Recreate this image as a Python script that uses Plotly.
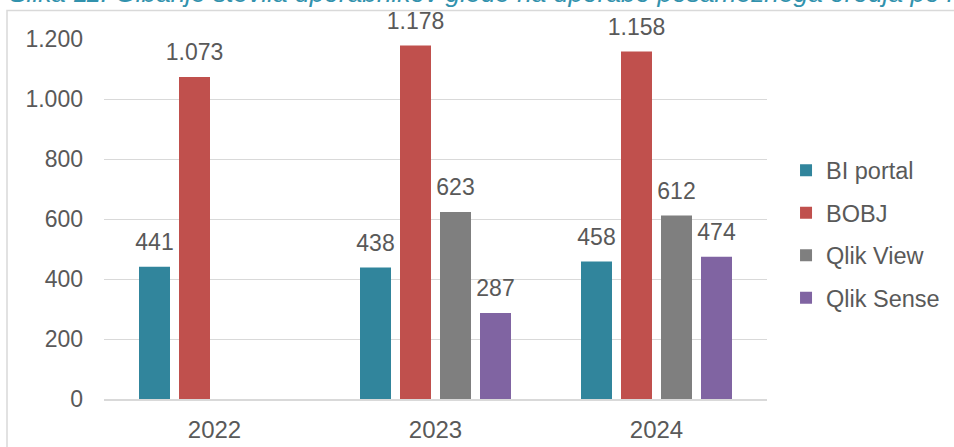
import plotly.graph_objects as go

categories = ["2022", "2023", "2024"]
series_names = ["BI portal", "BOBJ", "Qlik View", "Qlik Sense"]
bi_portal = [441, 438, 458]
bobj = [1073, 1178, 1158]
qlik_view = [None, 623, 612]
qlik_sense = [None, 287, 474]
y_ticks = [0, 200, 400, 600, 800, 1000, 1200]
title_text = "Slika 11: Gibanje števila uporabnikov glede na uporabo posameznega orodja po letih"

colors = ["#31859C", "#C0504D", "#7F7F7F", "#8064A2"]
values = [bi_portal, bobj, qlik_view, qlik_sense]
TXT = "#595959"
FONT = "Arial, Liberation Sans, sans-serif"

fig = go.Figure()
for name, vals, col in zip(series_names, values, colors):
    fig.add_trace(go.Bar(
        x=categories, y=vals, name=name, legendgroup=name,
        marker=dict(color=col, line=dict(width=0)),
        hoverinfo="skip",
    ))
for name, vals in zip(series_names, values):
    fig.add_trace(go.Scatter(
        x=categories, y=vals, mode="markers+text", showlegend=False,
        marker=dict(size=16, opacity=0),
        texttemplate="%{y:,}", textposition="top center",
        textfont=dict(size=23, color=TXT, family=FONT),
        cliponaxis=False, hoverinfo="skip",
    ))

fig.update_layout(
    width=954, height=447,
    margin=dict(l=104, r=187, t=39, b=48, autoexpand=False),
    paper_bgcolor="white", plot_bgcolor="white",
    separators=",.",
    barmode="group", bargap=0.276, bargroupgap=0.225,
    scattermode="group", scattergap=0.276,
    font=dict(family=FONT, color=TXT, size=23),
    showlegend=True,
    legend=dict(x=1.0287, xanchor="left", y=0.696, yanchor="top",
                font=dict(size=23.5, color=TXT, family=FONT),
                tracegroupgap=9, bgcolor="rgba(0,0,0,0)"),
    xaxis=dict(type="category", showgrid=False, showline=True,
               linecolor="#D9D9D9", linewidth=1.5, ticks="",
               tickfont=dict(size=24, color=TXT), ticklabelstandoff=8,
               automargin=False),
    yaxis=dict(range=[0, 1200], tickvals=y_ticks, separatethousands=True,
               showgrid=True, gridcolor="#D9D9D9", gridwidth=1.3,
               zeroline=False, showline=False, ticks="",
               tickfont=dict(size=23, color=TXT), ticklabelstandoff=20,
               automargin=False),
    shapes=[dict(type="rect", xref="paper", yref="paper",
                 x0=(7 - 104) / 663, x1=1.5, y0=-0.5, y1=(399 - 10.5) / 360,
                 line=dict(color="#D9D9D9", width=1.5), fillcolor="rgba(0,0,0,0)",
                 layer="below")],
    annotations=[dict(text="<i>" + title_text + "</i>", xref="paper", yref="paper",
                      x=(7 - 104) / 663, xanchor="left",
                      y=(399 - 10) / 360, yanchor="bottom", showarrow=False,
                      font=dict(size=26.3, color="#3292AD", family=FONT))],
)

fig.write_html("out.html", config={"displayModeBar": False},
               post_script="document.body.style.margin='0';document.body.style.overflow='hidden';")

============

** Aim **
Repeat the listing above up to and including the line with "import plotly.graph_objects as go", starting from its first line. Drop any pictures.

** Task answer **
Recreate this image as a Python script that uses Plotly.
import plotly.graph_objects as go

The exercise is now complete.